= Given instruction =
Keep only the lines of the data below that contain "this", and copy them.

* begin Listed entries *

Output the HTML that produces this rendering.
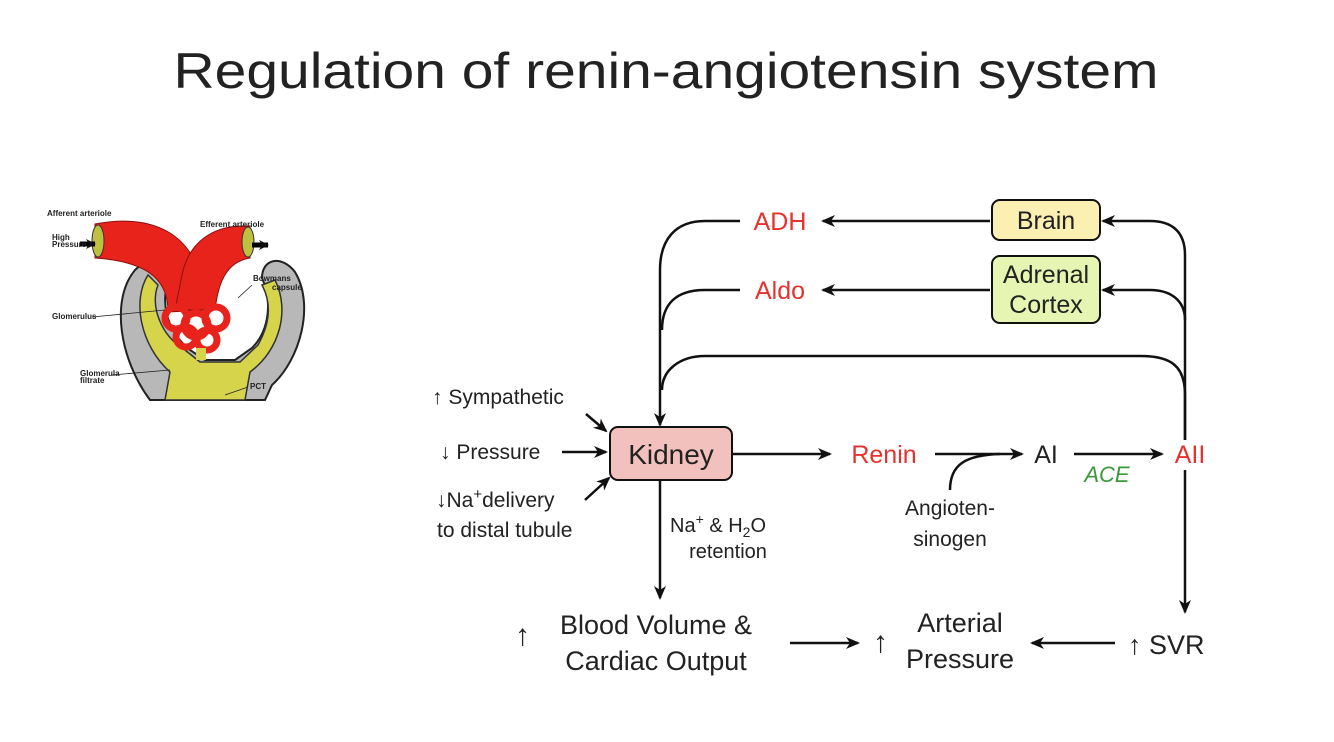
<!DOCTYPE html>
<html><head><meta charset="utf-8"><style>
body{margin:0;background:#fff;}
svg{display:block;font-family:"Liberation Sans",sans-serif;}
</style></head><body>
<svg width="1334" height="742" viewBox="0 0 1334 742" xmlns="http://www.w3.org/2000/svg">
<defs>
<marker id="ah" markerWidth="10" markerHeight="10" refX="9" refY="5" orient="auto" markerUnits="userSpaceOnUse"><path d="M0,0 L10,5 L0,10 L3,5 z" fill="#111"/></marker>
<marker id="ah2" markerWidth="14" markerHeight="12" refX="12" refY="6" orient="auto" markerUnits="userSpaceOnUse"><path d="M0,0 L14,6 L0,12 L4,6 z" fill="#111"/></marker>
</defs>
<text x="666" y="88" text-anchor="middle" font-size="50" fill="#222" textLength="985" lengthAdjust="spacingAndGlyphs">Regulation of renin-angiotensin system</text>

<!-- kidney illustration -->
<g>
<path d="M150,400 C120,360 110,300 135,270 C150,255 170,258 170,275 C160,300 165,330 190,350 L205,360 L235,360 L252,348 C270,330 272,300 262,278 C262,258 282,255 295,272 C315,305 300,360 272,385 L265,400 Z" fill="#b8b8b8" stroke="#222" stroke-width="2"/>
<path d="M165,400 L170,372 C140,345 132,300 148,275 L158,285 C150,305 160,335 185,350 L200,362 L240,362 L258,345 C272,320 270,300 262,285 L275,280 C290,310 280,350 250,372 L245,400 Z" fill="#d6d44a" stroke="#333" stroke-width="1.5"/>
<path d="M95,224 C160,212 190,240 200,275 L208,310 L168,312 C168,285 155,262 95,258 Z" fill="#e8231b" stroke="#8a1010" stroke-width="1"/>
<path d="M250,226 C210,224 188,245 182,275 L175,310 L215,310 C218,285 225,262 250,258 Z" fill="#e8231b" stroke="#8a1010" stroke-width="1"/>
<ellipse cx="98" cy="241" rx="6" ry="16" fill="#c0c040" stroke="#333"/>
<ellipse cx="248" cy="242" rx="6" ry="15" fill="#c0c040" stroke="#333"/>
<g fill="none" stroke="#e8231b" stroke-width="7">
<circle cx="176" cy="318" r="11"/><circle cx="196" cy="325" r="12"/><circle cx="216" cy="318" r="11"/><circle cx="186" cy="337" r="10"/><circle cx="207" cy="340" r="10"/>
</g>
<rect x="196" y="348" width="10" height="12" fill="#d6d44a"/>
<path d="M80,244 L95,244" stroke="#000" stroke-width="5" marker-end="url(#ah)"/>
<path d="M252,245 L268,245" stroke="#000" stroke-width="5" marker-end="url(#ah)"/>
<g font-size="8" font-weight="bold" fill="#222">
<text x="47" y="216">Afferent arteriole</text>
<text x="200" y="227">Efferent arteriole</text>
<text x="52" y="240">High</text><text x="52" y="247">Pressure</text>
<text x="253" y="281">Bowmans</text><text x="272" y="290">capsule</text>
<text x="52" y="319">Glomerulus</text>
<text x="80" y="376">Glomerula</text><text x="80" y="383">filtrate</text>
<text x="250" y="389">PCT</text>
</g>
<g stroke="#222" stroke-width="0.8"><line x1="92" y1="317" x2="165" y2="310"/><line x1="112" y1="375" x2="170" y2="370"/><line x1="248" y1="387" x2="225" y2="395"/><line x1="252" y1="285" x2="238" y2="298"/></g>
</g>

<!-- diagram -->
<g font-size="25" fill="#222">
<rect x="992" y="200" width="108" height="40" rx="8" fill="#fbefb2" stroke="#111" stroke-width="2"/>
<text x="1046" y="229" text-anchor="middle">Brain</text>
<rect x="992" y="256" width="108" height="67" rx="8" fill="#e7f5b2" stroke="#111" stroke-width="2"/>
<text x="1046" y="283" text-anchor="middle">Adrenal</text>
<text x="1046" y="313" text-anchor="middle">Cortex</text>
<rect x="610" y="427" width="122" height="53" rx="8" fill="#f3c1bd" stroke="#111" stroke-width="2"/>
<text x="671" y="464" text-anchor="middle" font-size="28">Kidney</text>

<text x="780" y="230" text-anchor="middle" fill="#e5322d">ADH</text>
<text x="780" y="299" text-anchor="middle" fill="#e5322d">Aldo</text>
<text x="884" y="463" text-anchor="middle" fill="#e5322d">Renin</text>
<text x="1046" y="463" text-anchor="middle">AI</text>
<text x="1190" y="463" text-anchor="middle" fill="#e5322d">AII</text>
<text x="1107" y="482" text-anchor="middle" fill="#3a9a3a" font-style="italic" font-size="22">ACE</text>
<text x="950" y="515" text-anchor="middle" font-size="21">Angioten-</text>
<text x="950" y="546" text-anchor="middle" font-size="21">sinogen</text>
<text x="670" y="532" font-size="20">Na<tspan dy="-8" font-size="14">+</tspan><tspan dy="8"> &amp; H</tspan><tspan dy="5" font-size="14">2</tspan><tspan dy="-5">O</tspan></text>
<text x="728" y="558" text-anchor="middle" font-size="20">retention</text>
<text x="432" y="404" font-size="21">↑ Sympathetic</text>
<text x="440" y="459" font-size="21">↓ Pressure</text>
<text x="436" y="507" font-size="21">↓Na<tspan dy="-8" font-size="15">+</tspan><tspan dy="8">delivery</tspan></text>
<text x="437" y="537" font-size="21">to distal tubule</text>
<text x="515" y="645" font-size="30">↑</text>
<text x="656" y="634" text-anchor="middle" font-size="27">Blood Volume &amp;</text>
<text x="656" y="670" text-anchor="middle" font-size="27">Cardiac Output</text>
<text x="873" y="652" font-size="30">↑</text>
<text x="960" y="632" text-anchor="middle" font-size="27">Arterial</text>
<text x="960" y="668" text-anchor="middle" font-size="27">Pressure</text>
<text x="1128" y="654" font-size="27">↑ SVR</text>
</g>
<g stroke="#111" stroke-width="2.5" fill="none">
<line x1="990" y1="221" x2="823" y2="221" marker-end="url(#ah2)"/>
<line x1="990" y1="290" x2="823" y2="290" marker-end="url(#ah2)"/>
<path d="M740,221 L705,221 C675,221 660,240 660,270 L660,425" marker-end="url(#ah2)"/>
<path d="M740,290 L705,290 C675,290 662,305 662,330"/>
<path d="M1185,440 L1185,395 C1185,365 1170,356 1140,356 L705,356 C680,356 662,370 662,390"/>
<path d="M1185,440 L1185,255 C1185,230 1170,221 1150,221 L1103,221" marker-end="url(#ah2)"/>
<path d="M1185,320 C1185,300 1170,290 1150,290 L1103,290" marker-end="url(#ah2)"/>
<path d="M1185,470 L1185,612" marker-end="url(#ah2)"/>
<line x1="733" y1="454" x2="830" y2="454" marker-end="url(#ah2)"/>
<line x1="935" y1="454" x2="1022" y2="454" marker-end="url(#ah2)"/>
<line x1="1074" y1="454" x2="1162" y2="454" marker-end="url(#ah2)"/>
<path d="M950,490 C950,465 965,455 1000,454"/>
<line x1="660" y1="481" x2="660" y2="598" marker-end="url(#ah2)"/>
<line x1="790" y1="643" x2="858" y2="643" marker-end="url(#ah2)"/>
<line x1="1115" y1="643" x2="1032" y2="643" marker-end="url(#ah2)"/>
<line x1="562" y1="452" x2="606" y2="452" marker-end="url(#ah2)"/>
<line x1="586" y1="414" x2="606" y2="431" marker-end="url(#ah2)"/>
<line x1="585" y1="500" x2="609" y2="478" marker-end="url(#ah2)"/>
</g>
</svg>
</body></html>
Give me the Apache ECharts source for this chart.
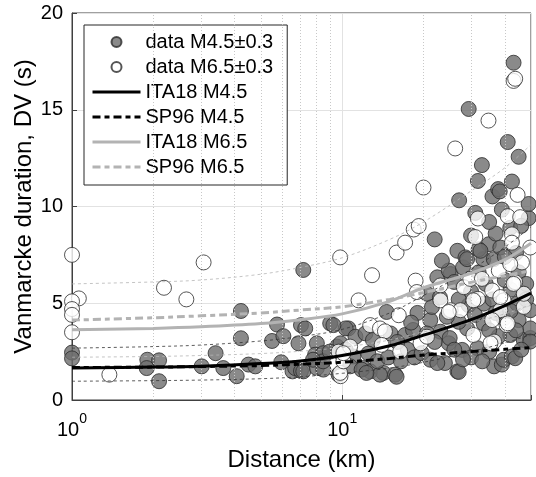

* end Listed entries *

= Response =
Output the HTML that produces this rendering.
Give me the Apache ECharts source for this chart.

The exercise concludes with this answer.